Two studies in 2010 forecast a nursing shortage. One of them, by the Robert Wood Johnson Foundation, suggested increasing the number of nurses with four-year degrees by 80% and doubling the number of nurses with Ph.Ds.

Today, the Bureau of Labor Statistics projects that the need for nurses will increase nearly 9% between 2019 and 2029, to nearly 3.4 million, up to 195,000 openings a year.

The University of St. Augustine for Health Sciences projects that America will need 1.2 million new registered nurses by 2030.

UNPRECEDENTED TIMES

“It was definitely scary at first — just the unknown,” Auffhammer said. “Sitting in 2020, not knowing when it’s ever going to end, not knowing what your career would look like or what it’s going to be like in general, how healthcare and treatment were going to change.”

At the start of the pandemic, healthcare workers teamed up to help other departments.

“We were only going urgent, emergency surgeries at one point, so we had a very limited staff,” Fox said. “The first wave of COVID was hard and stressful, and we were deployed down to the floors to help out. It was great to go down to help all the nurses during this battle and show they weren’t by themselves, that they had extra help.”

After graduation, Auffhammer chose to join the Guthrie Cortland Medical Center’s staff, knowing there would be support for new nurses.

“Everyone in the building is highly trained, and the level of communication between departments is unparalleled,” said Steve Osterhaus, communications coordinator for the hospital. “It’s something I have never seen before, to make sure everyone receives high-level quality care.”

TC3 OFFERS FLEXIBLE NURSING PROGRAM

Two years ago, Guthrie partnered with Tompkins Cortland Community College to create the college’s first evening nursing program. The first cohort of 20 nursing students graduated in December.

They received the same training as nurses in a daytime program, but scheduled and structured to appeal to non-traditional students.

It was a success, Professor Kim Sharpe, chairwoman of the college’s nursing program, said in December, despite classes beginning shortly before the start of the coronavirus pandemic.

Enough of a success that the program is expanding, the college announced in December. Ten more evening students will be supported by Cayuga Medical Center.
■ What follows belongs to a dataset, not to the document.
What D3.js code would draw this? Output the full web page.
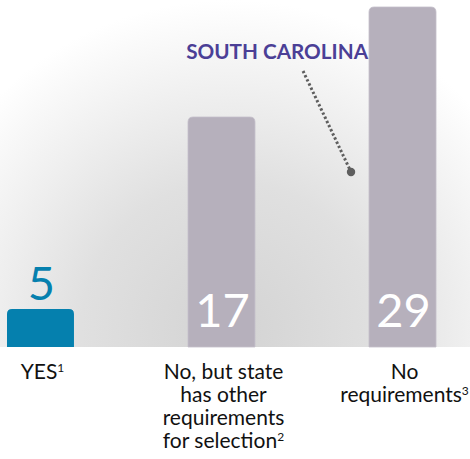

Like the Guthrie-sponsored students, the students will do their clinical work at their sponsored organizations as they do classroom work in Dryden. It builds a pipeline for the future.

FINDING HER PLACE

Auffhammer and the other recent graduates went through a series of rotations, spending a few weeks in different departments throughout the hospital, and she was later matched with the emergency department.
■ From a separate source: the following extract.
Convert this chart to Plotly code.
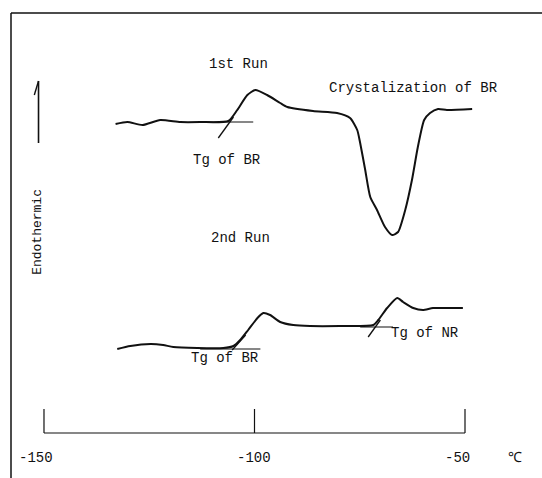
import plotly.graph_objects as go

# DSC traces: temperature (deg C) vs. heat flow (arbitrary units, endothermic up)
run1_temp = [-133.0, -130.2, -126.6, -122.4, -117.6, -112.9, -106.2, -104.1, -101.7,
             -99.8, -97.0, -93.9, -92.2, -86.1, -80.4, -77.3, -75.6, -74.9, -73.7,
             -72.5, -70.9, -69.0, -67.3, -65.9, -64.2, -62.6, -61.2, -59.7, -58.3,
             -56.4, -54.3, -48.3]
run1_signal = [35.4, 35.6, 35.3, 35.8, 35.6, 35.6, 35.7, 36.8, 38.3,
               38.8, 38.3, 37.5, 37.1, 36.7, 36.5, 36.0, 34.8, 33.5, 30.8,
               28.1, 26.8, 25.1, 24.3, 24.6, 26.8, 29.8, 33.1, 35.8, 36.5,
               36.9, 36.8, 36.9]

run2_temp = [-132.6, -129.5, -124.7, -121.7, -119.3, -113.6, -107.4, -105.0, -103.4,
             -101.5, -99.3, -97.9, -96.3, -93.9, -90.8, -86.8, -79.7, -71.8, -70.6,
             -68.5, -66.1, -64.7, -62.3, -60.0, -57.6, -53.6, -50.5]
run2_signal = [12.9, 13.2, 13.4, 13.3, 13.1, 13.0, 13.0, 13.2, 13.8,
               14.8, 16.0, 16.5, 16.3, 15.6, 15.3, 15.2, 15.2, 15.3, 15.8,
               17.0, 18.0, 17.6, 17.0, 16.8, 17.0, 17.0, 17.0]

# Construction lines used to locate Tg (baseline + inflection tangent)
run1_br_base_t = [-112.9, -100.3]
run1_br_base_s = [35.6, 35.6]
run1_br_tan_t = [-108.6, -105.0]
run1_br_tan_s = [34.0, 36.1]

run2_br_base_t = [-112.9, -98.6]
run2_br_base_s = [12.9, 12.9]
run2_br_tan_t = [-105.3, -102.1]
run2_br_tan_s = [12.8, 14.3]

run2_nr_base_t = [-74.9, -67.1]
run2_nr_base_s = [15.1, 15.1]
run2_nr_tan_t = [-73.0, -70.1]
run2_nr_tan_s = [14.1, 15.8]

# Temperature scale
tick_values = [-150, -100, -50]
tick_labels = ["-150", "-100", "-50"]
axis_level = 4.5
tick_top = 6.9
label_level = 2.0

FONT = "Liberation Mono, DejaVu Sans Mono, monospace"
INK = "#111111"

fig = go.Figure()

def add_line(x, y, width, smooth=False):
    line = dict(color=INK, width=width)
    if smooth:
        line.update(shape="spline", smoothing=0.6)
    fig.add_trace(go.Scatter(x=x, y=y, mode="lines", line=line,
                             hoverinfo="skip", showlegend=False))

add_line(run1_temp, run1_signal, 2.0, smooth=True)
add_line(run2_temp, run2_signal, 2.0, smooth=True)
for bt, bs, tt, ts in [(run1_br_base_t, run1_br_base_s, run1_br_tan_t, run1_br_tan_s),
                       (run2_br_base_t, run2_br_base_s, run2_br_tan_t, run2_br_tan_s),
                       (run2_nr_base_t, run2_nr_base_s, run2_nr_tan_t, run2_nr_tan_s)]:
    add_line(bt, bs, 1.1)
    add_line(tt, ts, 1.3)

# Hand-drawn temperature axis with upward ticks
add_line([tick_values[0], tick_values[-1]], [axis_level, axis_level], 1.2)
for tv in tick_values:
    add_line([tv, tv], [axis_level, tick_top], 1.2)

# Endothermic direction arrow (half barb)
add_line([-151.3, -151.3], [33.5, 39.7], 1.6)
add_line([-151.3, -152.3], [39.7, 38.3], 1.4)

def label(x, y, text, size=14, angle=0):
    fig.add_annotation(x=x, y=y, text=text, showarrow=False, textangle=angle,
                       font=dict(family=FONT, size=size, color=INK),
                       xanchor="center", yanchor="middle")

label(-103.9, 41.4, "1st Run")
label(-62.3, 39.0, "Crystalization of BR")
label(-106.5, 31.8, "Tg of BR")
label(-103.4, 24.0, "2nd Run")
label(-59.5, 14.5, "Tg of NR")
label(-106.9, 12.0, "Tg of BR")
label(-151.7, 24.6, "Endothermic", size=13, angle=-90)

for tv, tl in zip(tick_values, tick_labels):
    label(tv - 1.8 if tv != -100 else tv - 0.2, label_level, tl, size=14)
label(-38.2, label_level, "\u2103", size=14)

# Figure frame (top and left edges)
fig.add_shape(type="line", xref="paper", yref="paper", x0=0.0203, x1=1.0,
              y0=0.9728, y1=0.9728, line=dict(color=INK, width=1.5))
fig.add_shape(type="line", xref="paper", yref="paper", x0=0.0203, x1=0.0203,
              y0=0.0, y1=0.9728, line=dict(color=INK, width=1.5))

fig.update_layout(
    width=542, height=478,
    margin=dict(l=0, r=0, t=0, b=0),
    paper_bgcolor="white", plot_bgcolor="white",
    xaxis=dict(range=[-160.45, -31.71], visible=False, fixedrange=True),
    yaxis=dict(range=[0, 47.8], visible=False, fixedrange=True),
    showlegend=False,
)

fig.write_html("out.html")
It can sound scary, but Auffhammer said she can handle the pressure and is constantly learning.

As a new hire, Auffhammer saw firsthand how the nursing shortage was affecting the hospital.
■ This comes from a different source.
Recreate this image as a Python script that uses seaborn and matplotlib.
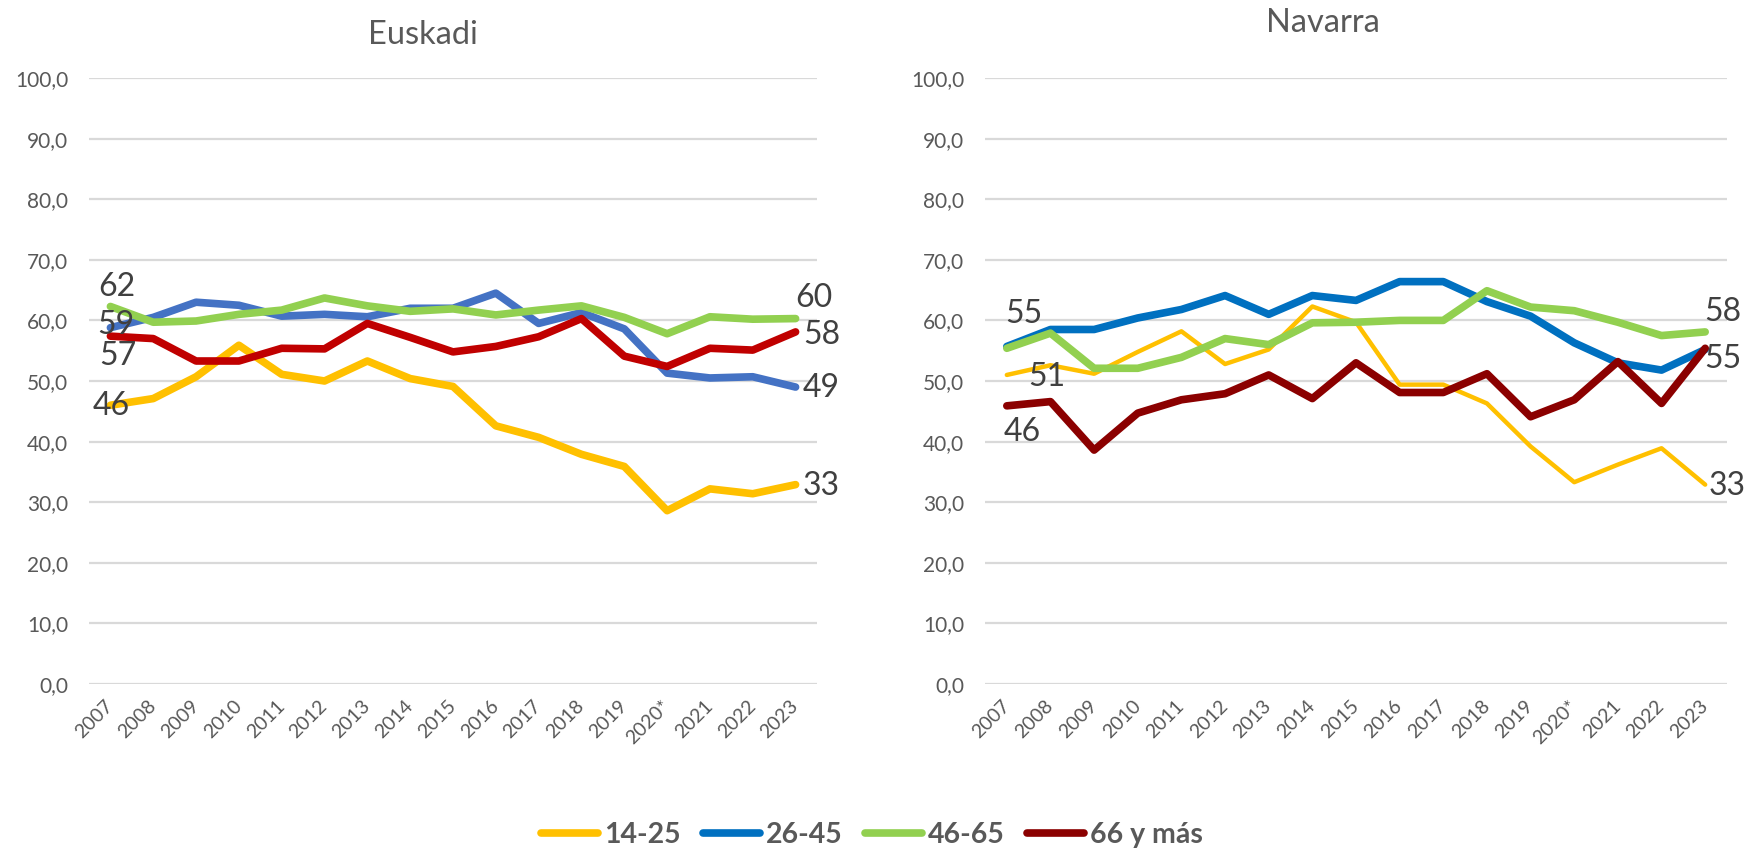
import numpy as np
import pandas as pd
import matplotlib
matplotlib.use("Agg")
import matplotlib.pyplot as plt
import seaborn as sns

years = ["2007", "2008", "2009", "2010", "2011", "2012", "2013", "2014", "2015",
         "2016", "2017", "2018", "2019", "2020*", "2021", "2022", "2023"]
groups = ["14-25", "26-45", "46-65", "66 y más"]
yticks = [0, 10, 20, 30, 40, 50, 60, 70, 80, 90, 100]

eus_14_25 = [46.0, 47.1, 50.7, 55.9, 51.1, 50.0, 53.3, 50.4, 49.1, 42.6, 40.7, 37.9, 35.9, 28.6, 32.2, 31.4, 32.9]
eus_26_45 = [58.8, 60.5, 63.0, 62.5, 60.7, 61.0, 60.6, 62.0, 62.0, 64.5, 59.5, 61.3, 58.6, 51.3, 50.5, 50.7, 49.0]
eus_46_65 = [62.3, 59.7, 59.9, 61.0, 61.7, 63.7, 62.4, 61.5, 61.9, 60.9, 61.7, 62.4, 60.5, 57.8, 60.6, 60.2, 60.3]
eus_66 = [57.4, 57.0, 53.3, 53.3, 55.4, 55.3, 59.5, 57.2, 54.8, 55.7, 57.3, 60.3, 54.1, 52.4, 55.4, 55.1, 58.1]

nav_14_25 = [51.0, 52.6, 51.2, 54.8, 58.2, 52.8, 55.2, 62.3, 59.7, 49.4, 49.4, 46.3, 39.2, 33.3, 36.2, 38.9, 32.9]
nav_26_45 = [55.7, 58.5, 58.5, 60.4, 61.8, 64.1, 61.0, 64.1, 63.3, 66.4, 66.4, 63.1, 60.7, 56.3, 53.0, 51.8, 55.2]
nav_46_65 = [55.4, 57.9, 52.1, 52.1, 53.9, 57.0, 56.0, 59.6, 59.7, 60.0, 60.0, 64.9, 62.2, 61.6, 59.7, 57.5, 58.1]
nav_66 = [45.9, 46.6, 38.6, 44.7, 46.9, 47.9, 51.0, 47.1, 53.0, 48.1, 48.1, 51.2, 44.1, 46.9, 53.2, 46.3, 55.4]

eus_colors = ["#FFC000", "#4472C4", "#92D050", "#C00000"]
nav_colors = ["#FFC000", "#0070C0", "#92D050", "#8B0000"]
legend_colors = ["#FFC000", "#0070C0", "#92D050", "#8B0000"]

FONT = ["Lato", "DejaVu Sans"]
sns.set_theme(style="white")
plt.rcParams["font.family"] = FONT

GRAY = "#595959"
LABEL = "#404040"


def long_df(series):
    rows = []
    for g, vals in zip(groups, series):
        for i, v in enumerate(vals):
            rows.append({"x": i, "value": v, "group": g})
    return pd.DataFrame(rows)


fig = plt.figure(figsize=(17.47, 8.52), dpi=100)
ax1 = fig.add_axes([89 / 1747, 1 - 684 / 852, 728 / 1747, 606 / 852])
ax2 = fig.add_axes([985 / 1747, 1 - 684 / 852, 742 / 1747, 606 / 852])

eus_df = long_df([eus_14_25, eus_26_45, eus_46_65, eus_66])
nav_df = long_df([nav_14_25, nav_26_45, nav_46_65, nav_66])

sns.lineplot(data=eus_df, x="x", y="value", hue="group", hue_order=groups,
             palette=eus_colors, linewidth=5.5, sort=False, legend=False, ax=ax1,
             solid_capstyle="round", solid_joinstyle="round")
sns.lineplot(data=nav_df, x="x", y="value", hue="group", hue_order=groups,
             palette=nav_colors, linewidth=5.5, sort=False, legend=False, ax=ax2,
             solid_capstyle="round", solid_joinstyle="round")
# thinner 14-25 line in Navarra
ax2.lines[0].set_linewidth(3.2)

for ax in (ax1, ax2):
    ax.set_xlim(-0.5, len(years) - 0.5)
    ax.set_ylim(0, 100)
    ax.set_yticks(yticks)
    ax.set_yticklabels([f"{t:.1f}".replace(".", ",") for t in yticks],
                       fontsize=15, color=GRAY)
    ax.set_xticks(range(len(years)))
    ax.set_xticklabels(years, rotation=45, ha="right", va="center",
                       rotation_mode="anchor", fontsize=14, color=GRAY)
    ax.tick_params(axis="x", length=0, pad=14)
    ax.tick_params(axis="y", length=0, pad=15)
    ax.yaxis.grid(True, color="#D9D9D9", linewidth=1.6)
    ax.xaxis.grid(False)
    for s in ax.spines.values():
        s.set_visible(False)
    ax.set_xlabel("")
    ax.set_ylabel("")
    ax.set_axisbelow(True)

# data labels: (axis, series values, index, text offset px)
last = len(years) - 1
labels = [
    (ax1, eus_46_65, 0, (6, 19)),
    (ax1, eus_26_45, 0, (5, 3)),
    (ax1, eus_66, 0, (7, -20)),
    (ax1, eus_14_25, 0, (1, -1)),
    (ax1, eus_46_65, last, (18, 21)),
    (ax1, eus_66, last, (26, -3)),
    (ax1, eus_26_45, last, (26, -1)),
    (ax1, eus_14_25, last, (26, -1)),
    (ax2, nav_46_65, 0, (17, 34)),
    (ax2, nav_14_25, 0, (40, -2)),
    (ax2, nav_66, 0, (15, -26)),
    (ax2, nav_46_65, last, (18, 20)),
    (ax2, nav_66, last, (18, -11)),
    (ax2, nav_14_25, last, (22, -1)),
]
for ax, vals, i, off in labels:
    ax.annotate(f"{round(vals[i])}", xy=(i, vals[i]), xytext=off,
                textcoords="offset pixels", ha="center", va="center",
                fontsize=23, color=LABEL, annotation_clip=False)

fig.text(423 / 1747, 1 - 35 / 852, "Euskadi", ha="center", va="center",
         fontsize=23.5, color=GRAY)
fig.text(1323 / 1747, 1 - 23 / 852, "Navarra", ha="center", va="center",
         fontsize=23.5, color=GRAY)

handles = [matplotlib.lines.Line2D([], [], color=c, linewidth=5.5,
                                   solid_capstyle="round") for c in legend_colors]
leg = fig.legend(handles, groups, loc="center", bbox_to_anchor=(872 / 1747, 1 - 835 / 852),
                 ncol=4, frameon=False, handlelength=2.0, handletextpad=0.2,
                 columnspacing=0.8, prop={"family": FONT, "weight": "bold", "size": 20.5})
for t in leg.get_texts():
    t.set_color(GRAY)

fig.savefig("out.png", dpi=100)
“In a way, it’s a really great time to come into nursing — there are so many things to learn and I feel like the staff appreciates the nurses coming on because they need the help more than ever,” Auffhammer said. “It’s very rewarding, and everyone really appreciates nurses now more than ever.”

“The reward of nursing is so much better than the stress and emotions going through your head right now,” Auffhammer said. “Peers in the department – it’s like a family connection. We all appreciate each other — between our staff, our bosses, our doctors — we’re all going through the same struggles but I think we’re doing great.”

The Associated Press contributed to this report.